The Thieves opens doors to Korean cinema in UK
Once the South Korean film industry was little known outside Asia. Yet this year it won the top prize at the Venice Film Festival.
Now a festival in the UK aims to show that South Korea can impress both with art-house fare and in the mass market - and Korean film talent is beginning to turn up elsewhere too.
The Thieves is the second biggest-grossing South Korean film ever. So getting its star and director to fly in to open the London Korean Film Festival was a coup.
The screening in Leicester Square on 1 November was packed, and not only with members of London's large Korean community.
The makers of The Thieves may be getting a little tired of comparisons to Steven Soderbergh's Ocean's Eleven.
Their hyper-kinetic heist movie has an energy of its own and has obvious international potential - if only for its extraordinary parkour-influenced stunts, many at a dizzying height above ground.
Director Choi Dong-hoon says the trick of appealing beyond Korea is to appeal at home first.
"The Korean audience really loves movies, but also it's very conservative and hard to please. So if I can get Koreans to like my movies, I know other people will probably like them too.
"Of course it's important to sell a movie internationally, but South Korea has to be the first target. There are so many good films in Korea - a festival like this shows them to people in the rest of the world."
Choi insists casting Hong Kong actors such as Derek Tsang wasn't meant simply to boost his film's chances in the rest of Asia. "I just wanted to work with good artists," he says.
"I'm not sure how widely The Thieves will be seen in China: because it's a crime story it may not get past the censors. But it's been box-office number one in Hong Kong."
Choi is part of a generation of South Korean film-makers happy to absorb influences from other cultures but who have created an industry with its own dynamic.
He says crime films that influenced The Thieves include Stanley Kubrick's The Killing (1956) and Henri Verneuil's The Sicilian Clan (1969). "What interests me most is a good story and good characterisation," he adds.
The film's star, Kim Yoon-suk, says South Korea has learned from films made in Hong Kong and Shanghai but has also surpassed them.
"Hong Kong had a big reputation for action and crime movies. But if you look at the action sequences in The Thieves, you see we're now as good.
"And we have a much more varied industry - from art-house films like Pieta [winner of the Golden Lion at Venice this year] to huge blockbusters like this one."
The success of The Thieves may yet lure director Choi Dong-hoon to Hollywood.
If so he will follow in the footsteps of compatriots Park Chan-wook, director of Hollywood horror flick Stoker with Nicole Kidman, and Kim Jee-woon, whose latest film, The Last Stand, marks the post-politics comeback for Arnold Schwarzenegger.
As Asia becomes a more valuable market for Hollywood, we are starting to see Korean stars in roles in English-language pictures. Lee Byung-hun, for example, appears in the forthcoming Bruce Willis film Red 2.

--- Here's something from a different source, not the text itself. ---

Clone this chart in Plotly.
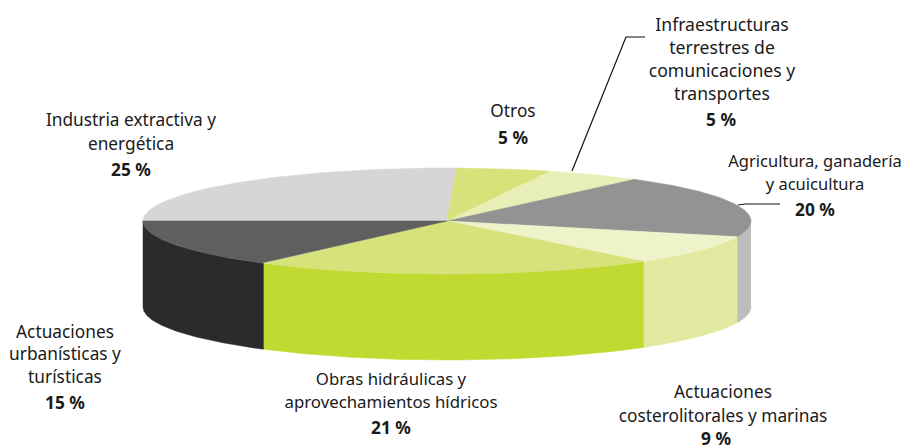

Hye-jung Jeon, who runs the London Korean Film Festival, says both the quantity and quality of films available for inclusion has increased in the seven years the event has existed.
That partly explains why this year's event also extends to cinemas in Bournemouth, Glasgow and Bristol.

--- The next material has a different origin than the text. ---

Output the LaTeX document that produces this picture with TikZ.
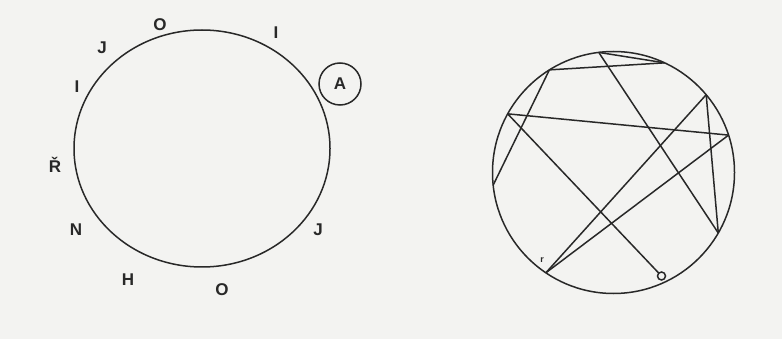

Yet the LKFF brand might be thought something of a misnomer, as the festival excludes anything from North Korea.
The North Korean industry remains largely a mystery, with estimates even of its size varying hugely. Some sources say it produces as many as 60 films a year, while others believe it's a mere handful.

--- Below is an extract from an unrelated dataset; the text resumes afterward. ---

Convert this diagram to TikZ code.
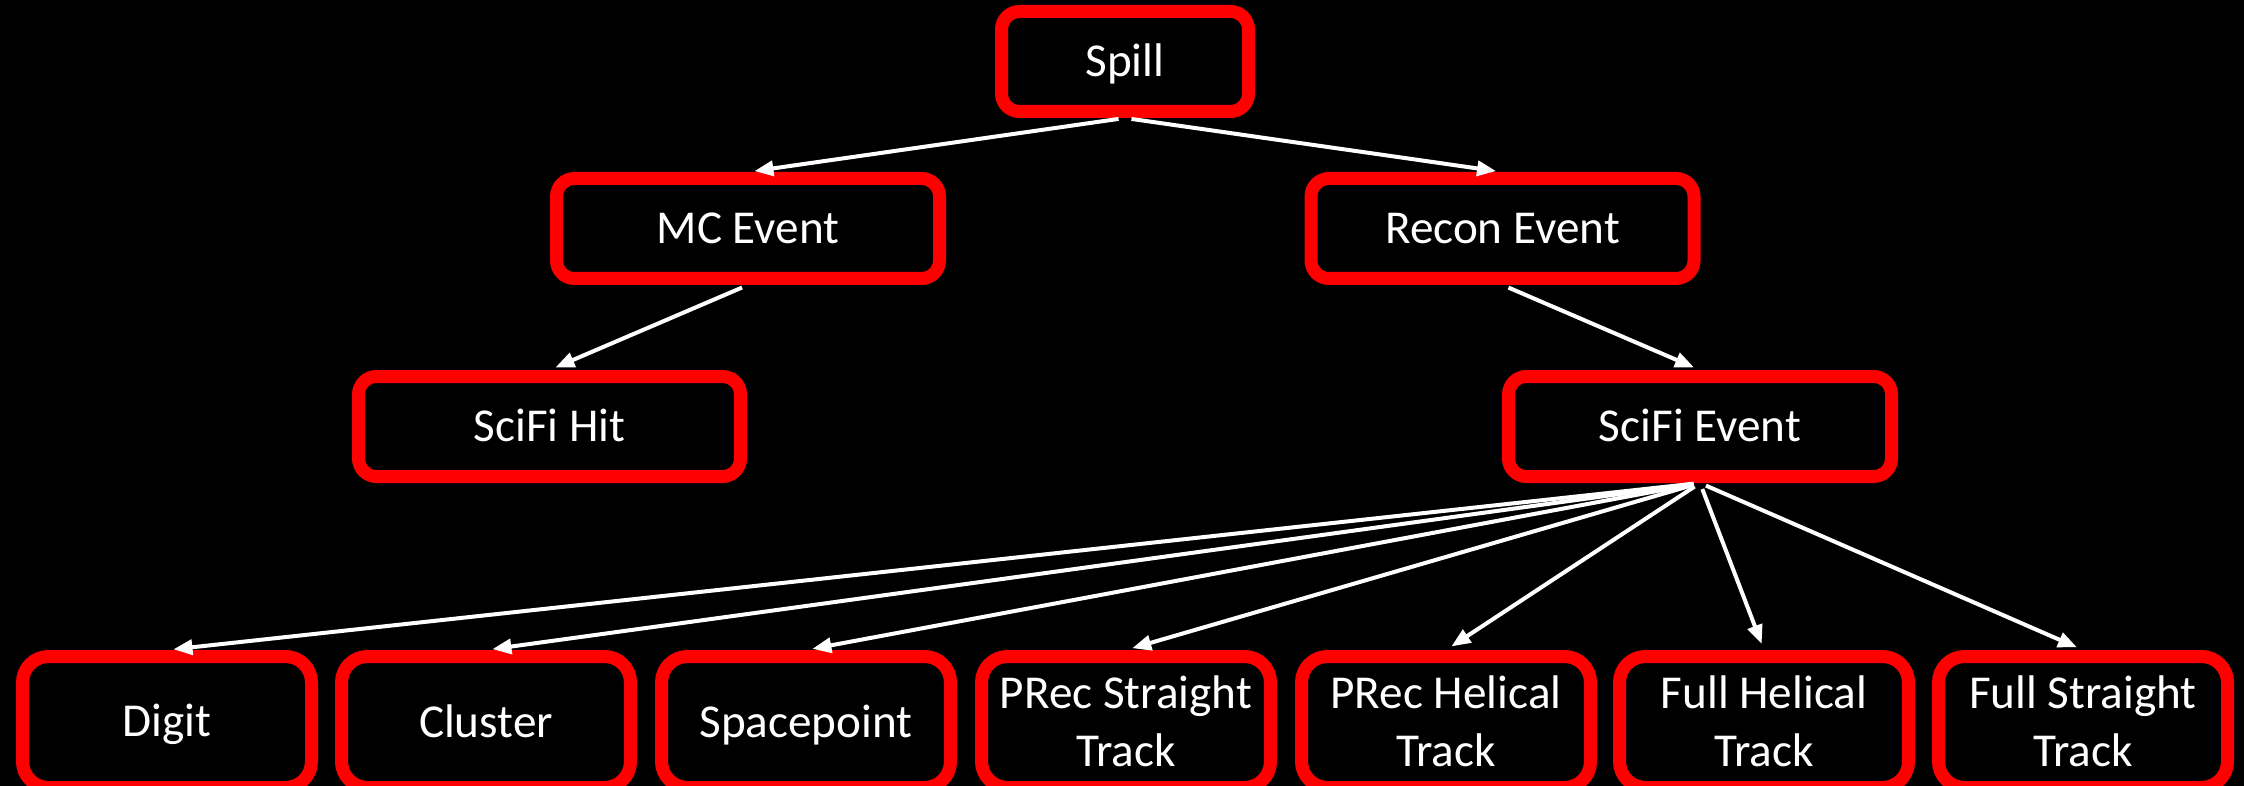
\documentclass[tikz,border=0pt]{standalone}
\usepackage{fontspec}
\setmainfont{Carlito}
\usetikzlibrary{arrows.meta}
\definecolor{boxred}{RGB}{255,0,0}
\newcommand\lnstrut{\rule[-4pt]{0pt}{23pt}}
\begin{document}
\begin{tikzpicture}[x=0.5pt,y=-0.5pt,
  box/.style={draw=boxred, line width=6.5pt, fill=black, text=white,
    rounded corners=9pt, inner sep=0pt, align=center,
    font=\fontsize{23.6}{29}\selectfont},
  topbox/.style={box, minimum height=50pt},
  lowbox/.style={box, minimum width=144.5pt, minimum height=65.5pt, rounded corners=13pt},
  link/.style={draw=white, line width=2pt, -{Triangle[length=9.5pt,width=7.5pt]},
    shorten <=3.25pt, shorten >=3.25pt}]
\fill[black] (0,0) rectangle (2244,786);
\useasboundingbox (0,0) rectangle (2244,786);

\node[topbox, minimum width=123.5pt] (spill) at (1125,61.5) {\lnstrut Spill};
\node[topbox, minimum width=191.5pt] (mc) at (748,228.5) {\lnstrut MC Event};
\node[topbox, minimum width=191.5pt] (recon) at (1502.5,228.5) {\lnstrut Recon Event};
\node[topbox, minimum width=191pt] (hit) at (549.5,426.5) {\lnstrut SciFi Hit};
\node[topbox, minimum width=191.5pt] (sfev) at (1700,426.5) {\lnstrut SciFi Event};

\node[lowbox] (digit) at (167,722) {\lnstrut Digit};
\node[lowbox] (cluster) at (486,722) {\lnstrut Cluster};
\node[lowbox] (space) at (806,722) {\lnstrut Spacepoint};
\node[lowbox] (prs) at (1126,722) {\lnstrut PRec Straight\\\lnstrut Track};
\node[lowbox] (prh) at (1446,722) {\lnstrut PRec Helical\\\lnstrut Track};
\node[lowbox] (fh) at (1764,722) {\lnstrut Full Helical\\\lnstrut Track};
\node[lowbox] (fs) at (2083,722) {\lnstrut Full Straight\\\lnstrut Track};

\draw[link] (spill.south) -- (mc.north);
\draw[link] (spill.south) -- (recon.north);
\draw[link] (mc.south) -- (hit.north);
\draw[link] (recon.south) -- (sfev.north);
\foreach \n in {digit,cluster,space,prs,prh,fh,fs}
  \draw[link] (sfev.south) -- (\n.north);
\end{tikzpicture}
\end{document}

The country's supreme leader Kim Jong-il, who died last December, was known to be a film fan. As yet it is unclear if his successor, son Kim Jong-un, shares the same tastes.
Hye-jung Jeon says even in the South Korean capital Seoul it is difficult to see a film from the north. "Definitely we are seeing more South Korean films about the north-south relationship. But it's very hard to know exactly what's going on in the north.
"This year the Busan Film Festival [in the south] managed to show one North Korean film, called Comrade Kim Goes Flying. But it needed special permission from the South Korean government.
"Sometimes we get to see a classic North Korean film at the Korean Film Archive in Seoul. But only very rarely."
For now, the two-week LKFF will have to restrict itself to South Korean output. But there is unlikely to be a shortage.
Categories this year include K-Animation, K-Comedy, K-Sports and K-Period Drama - plus, of course, the inevitable K-Pop.
The London Korean Film Festival runs until 16 November.